[RECORDED DATA]
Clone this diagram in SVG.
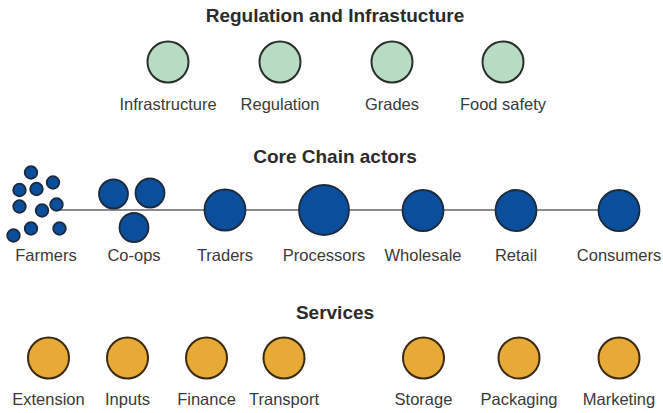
<svg xmlns="http://www.w3.org/2000/svg" width="663" height="413" viewBox="0 0 663 413">
<style>
.title{font-family:"Liberation Sans",Arial,sans-serif;font-weight:bold;font-size:19px;fill:#2b2b2b;text-anchor:middle}
.lbl{font-family:"Liberation Sans",Arial,sans-serif;font-size:16.5px;fill:#3a3a3a;text-anchor:middle}
.g{fill:#b8dcc3;stroke:#2a2f2c;stroke-width:2}
.b{fill:#0b4f9c;stroke:#1c2a3c;stroke-width:1.8}
.o{fill:#e8aa36;stroke:#3a2a12;stroke-width:2}
.conn{stroke:#666;stroke-width:1.3;fill:none}
</style>
<rect width="663" height="413" fill="#fff"/>
<text class="title" x="335" y="22">Regulation and Infrastucture</text>
<text class="title" x="335" y="163">Core Chain actors</text>
<text class="title" x="335" y="319">Services</text>
<g id="connectors">
<line class="conn" x1="57" y1="210" x2="620" y2="210"/>
</g>
<g id="infrastructure"><circle class="g" cx="168" cy="62" r="20.5"/><text class="lbl" x="168" y="110">Infrastructure</text></g>
<g id="regulation"><circle class="g" cx="280" cy="62" r="20.5"/><text class="lbl" x="280" y="110">Regulation</text></g>
<g id="grades"><circle class="g" cx="392" cy="62" r="20.5"/><text class="lbl" x="392" y="110">Grades</text></g>
<g id="food-safety"><circle class="g" cx="503" cy="62" r="20.5"/><text class="lbl" x="503" y="110">Food safety</text></g>
<g id="farmers">
<circle class="b" cx="31" cy="172.5" r="6.3"/>
<circle class="b" cx="53" cy="182.5" r="6.3"/>
<circle class="b" cx="19.5" cy="190" r="6.3"/>
<circle class="b" cx="36.5" cy="189" r="6.3"/>
<circle class="b" cx="19.5" cy="206.5" r="6.3"/>
<circle class="b" cx="42" cy="210.5" r="6.3"/>
<circle class="b" cx="56.5" cy="204.5" r="6.3"/>
<circle class="b" cx="31" cy="228.5" r="6.3"/>
<circle class="b" cx="59.5" cy="228.5" r="6.3"/>
<circle class="b" cx="13.5" cy="235.5" r="6.3"/>
<text class="lbl" x="46" y="261">Farmers</text>
</g>
<g id="co-ops">
<circle class="b" cx="113.5" cy="194" r="14.5"/>
<circle class="b" cx="150" cy="193" r="14.5"/>
<circle class="b" cx="134" cy="227.5" r="14.5"/>
<text class="lbl" x="134" y="261">Co-ops</text>
</g>
<g id="traders"><circle class="b" cx="225" cy="210" r="20.5"/><text class="lbl" x="225" y="261">Traders</text></g>
<g id="processors"><circle class="b" cx="324" cy="210" r="25"/><text class="lbl" x="324" y="261">Processors</text></g>
<g id="wholesale"><circle class="b" cx="423" cy="210.5" r="20.5"/><text class="lbl" x="423" y="261">Wholesale</text></g>
<g id="retail"><circle class="b" cx="516" cy="210.5" r="20.5"/><text class="lbl" x="516" y="261">Retail</text></g>
<g id="consumers"><circle class="b" cx="619" cy="210.5" r="20.5"/><text class="lbl" x="619" y="261">Consumers</text></g>
<g id="extension"><circle class="o" cx="48.5" cy="358" r="20.5"/><text class="lbl" x="48.5" y="405">Extension</text></g>
<g id="inputs"><circle class="o" cx="127.5" cy="358" r="20.5"/><text class="lbl" x="127.5" y="405">Inputs</text></g>
<g id="finance"><circle class="o" cx="206.5" cy="358" r="20.5"/><text class="lbl" x="206.5" y="405">Finance</text></g>
<g id="transport"><circle class="o" cx="284" cy="358" r="20.5"/><text class="lbl" x="284" y="405">Transport</text></g>
<g id="storage"><circle class="o" cx="423.5" cy="358" r="20.5"/><text class="lbl" x="423.5" y="405">Storage</text></g>
<g id="packaging"><circle class="o" cx="519" cy="358" r="20.5"/><text class="lbl" x="519" y="405">Packaging</text></g>
<g id="marketing"><circle class="o" cx="619" cy="358" r="20.5"/><text class="lbl" x="619" y="405">Marketing</text></g>
</svg>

[GIVEN REQUEST] Copy out the whole listing exactly, and don't carry over any pictures.

[ANSWER TO THIS EXERCISE]
Clone this diagram in SVG.
<svg xmlns="http://www.w3.org/2000/svg" width="663" height="413" viewBox="0 0 663 413">
<style>
.title{font-family:"Liberation Sans",Arial,sans-serif;font-weight:bold;font-size:19px;fill:#2b2b2b;text-anchor:middle}
.lbl{font-family:"Liberation Sans",Arial,sans-serif;font-size:16.5px;fill:#3a3a3a;text-anchor:middle}
.g{fill:#b8dcc3;stroke:#2a2f2c;stroke-width:2}
.b{fill:#0b4f9c;stroke:#1c2a3c;stroke-width:1.8}
.o{fill:#e8aa36;stroke:#3a2a12;stroke-width:2}
.conn{stroke:#666;stroke-width:1.3;fill:none}
</style>
<rect width="663" height="413" fill="#fff"/>
<text class="title" x="335" y="22">Regulation and Infrastucture</text>
<text class="title" x="335" y="163">Core Chain actors</text>
<text class="title" x="335" y="319">Services</text>
<g id="connectors">
<line class="conn" x1="57" y1="210" x2="620" y2="210"/>
</g>
<g id="infrastructure"><circle class="g" cx="168" cy="62" r="20.5"/><text class="lbl" x="168" y="110">Infrastructure</text></g>
<g id="regulation"><circle class="g" cx="280" cy="62" r="20.5"/><text class="lbl" x="280" y="110">Regulation</text></g>
<g id="grades"><circle class="g" cx="392" cy="62" r="20.5"/><text class="lbl" x="392" y="110">Grades</text></g>
<g id="food-safety"><circle class="g" cx="503" cy="62" r="20.5"/><text class="lbl" x="503" y="110">Food safety</text></g>
<g id="farmers">
<circle class="b" cx="31" cy="172.5" r="6.3"/>
<circle class="b" cx="53" cy="182.5" r="6.3"/>
<circle class="b" cx="19.5" cy="190" r="6.3"/>
<circle class="b" cx="36.5" cy="189" r="6.3"/>
<circle class="b" cx="19.5" cy="206.5" r="6.3"/>
<circle class="b" cx="42" cy="210.5" r="6.3"/>
<circle class="b" cx="56.5" cy="204.5" r="6.3"/>
<circle class="b" cx="31" cy="228.5" r="6.3"/>
<circle class="b" cx="59.5" cy="228.5" r="6.3"/>
<circle class="b" cx="13.5" cy="235.5" r="6.3"/>
<text class="lbl" x="46" y="261">Farmers</text>
</g>
<g id="co-ops">
<circle class="b" cx="113.5" cy="194" r="14.5"/>
<circle class="b" cx="150" cy="193" r="14.5"/>
<circle class="b" cx="134" cy="227.5" r="14.5"/>
<text class="lbl" x="134" y="261">Co-ops</text>
</g>
<g id="traders"><circle class="b" cx="225" cy="210" r="20.5"/><text class="lbl" x="225" y="261">Traders</text></g>
<g id="processors"><circle class="b" cx="324" cy="210" r="25"/><text class="lbl" x="324" y="261">Processors</text></g>
<g id="wholesale"><circle class="b" cx="423" cy="210.5" r="20.5"/><text class="lbl" x="423" y="261">Wholesale</text></g>
<g id="retail"><circle class="b" cx="516" cy="210.5" r="20.5"/><text class="lbl" x="516" y="261">Retail</text></g>
<g id="consumers"><circle class="b" cx="619" cy="210.5" r="20.5"/><text class="lbl" x="619" y="261">Consumers</text></g>
<g id="extension"><circle class="o" cx="48.5" cy="358" r="20.5"/><text class="lbl" x="48.5" y="405">Extension</text></g>
<g id="inputs"><circle class="o" cx="127.5" cy="358" r="20.5"/><text class="lbl" x="127.5" y="405">Inputs</text></g>
<g id="finance"><circle class="o" cx="206.5" cy="358" r="20.5"/><text class="lbl" x="206.5" y="405">Finance</text></g>
<g id="transport"><circle class="o" cx="284" cy="358" r="20.5"/><text class="lbl" x="284" y="405">Transport</text></g>
<g id="storage"><circle class="o" cx="423.5" cy="358" r="20.5"/><text class="lbl" x="423.5" y="405">Storage</text></g>
<g id="packaging"><circle class="o" cx="519" cy="358" r="20.5"/><text class="lbl" x="519" y="405">Packaging</text></g>
<g id="marketing"><circle class="o" cx="619" cy="358" r="20.5"/><text class="lbl" x="619" y="405">Marketing</text></g>
</svg>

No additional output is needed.